- Three quarters of employers unaware of impending legislation
- One third of drivers with sub-standard vision.
Three quarters (78%) of employers are unaware of impending EU driving legislation aimed at decreasing the number of sight related road traffic accidents.
Research commissioned by Specsavers Corporate Eyecare* has revealed that one third of professional drivers have substandard vision. The driving related survey into eyecare policies across 187 UK companies, represented between 295,566 and 448,629 employees.

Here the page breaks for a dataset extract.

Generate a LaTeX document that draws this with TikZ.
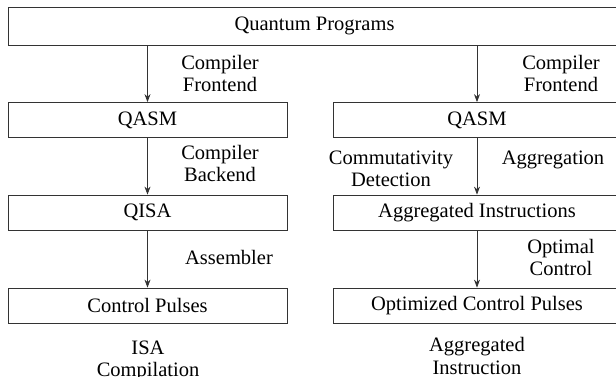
\documentclass[tikz,border=0pt]{standalone}
\usepackage{fontspec}
\setmainfont{Liberation Serif}
\usetikzlibrary{arrows.meta}

\begin{document}
\begin{tikzpicture}[x=1pt,y=-1pt,-{Stealth[length=8pt,width=6pt]},thick,
  stage/.style={draw=black!80,line width=0.8pt,rectangle,minimum height=35pt,inner sep=0pt,font=\fontsize{20.5}{22.5}\selectfont},
  left stage/.style={stage,minimum width=279pt},
  right stage/.style={stage,minimum width=288pt},
  caption/.style={align=center,font=\fontsize{20.5}{22.5}\selectfont}]
\tikzstyle{flow} = [draw=black!80,line width=0.8pt]

\path[use as bounding box,clip] (0,0) rectangle (616,377);

\node[stage,minimum width=613pt,minimum height=38pt] (prog) at (314.5,26) {Quantum Programs};

% ISA compilation
\node[left stage] (qasmL) at (147.5,120) {QASM};
\node[left stage] (qisa) at (147.5,212.5) {QISA};
\node[left stage] (pulses) at (147.5,305.5) {Control Pulses};

% aggregated instruction
\node[right stage] (qasmR) at (477,120) {QASM};
\node[right stage] (aggr) at (477,212.5) {Aggregated Instructions};
\node[right stage] (optpulses) at (477,305.5) {Optimized Control Pulses};

\draw[flow] (prog.south -| qasmL) -- (qasmL);
\draw[flow] (qasmL) -- (qisa);
\draw[flow] (qisa) -- (pulses);
\draw[flow] (prog.south -| qasmR) -- (qasmR);
\draw[flow] (qasmR) -- (aggr);
\draw[flow] (aggr) -- (optpulses);

\node[caption] (feL) at (220,73.5) {Compiler\\Frontend};
\node[caption] (be) at (220,163.5) {Compiler\\Backend};
\node[caption] (asm) at (229,257) {Assembler};
\node[caption] (feR) at (561,73.5) {Compiler\\Frontend};
\node[caption] (comm) at (391,169) {Commutativity\\Detection};
\node[caption] (agg) at (553,160) {Aggregation};
\node[caption] (opt) at (561,257.5) {Optimal\\Control};

\node[caption] (isa) at (148,361) {ISA\\Compilation};
\node[caption] (aggins) at (477,356) {Aggregated\\Instruction};
\end{tikzpicture}
\end{document}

HR Managers are being urged to review their eyecare policies now as a simultaneous poll of 2,000 UK drivers reveals the extent of the problem of poor vision on our roads: of the respondents that had accidents in the last year 17% were as a result of poor vision or not wearing glasses. Contrary to opticians’ recommendations, one in three had not been for an eye examination in more than two years. A further six per cent said they had not had an eye examination in the last 11 years. Most shocking of all, one in five of those who need to wear glasses behind the wheel admitted they often do not bother to put them on. The survey also revealed that one in ten drivers have had an accident or near miss because they were not wearing their glasses while driving.* *
New legislation covering eyetests for drivers was passed in the EU Parliament in 2006 and is set to be introduced to member states in 2011. The current proposal is that holders of commercial licences will have to have their eyes tested every 5 years, and holders of private licences will be tested every 10 to 15 years. Each member state has until 2013 to translate the directive into national law.
Laura Butler, corporate account manager for Specsavers Corporate Eyecare, says: ’It is astounding that more than three quarters of companies have not even heard of this new legislation. We hope to work with HR Managers to ensure that basic eye tests are implemented for everyone who drives in the course of their work. For everyone’s safety, this should be a priority now, regardless of the date when the actual legislation will come into force.’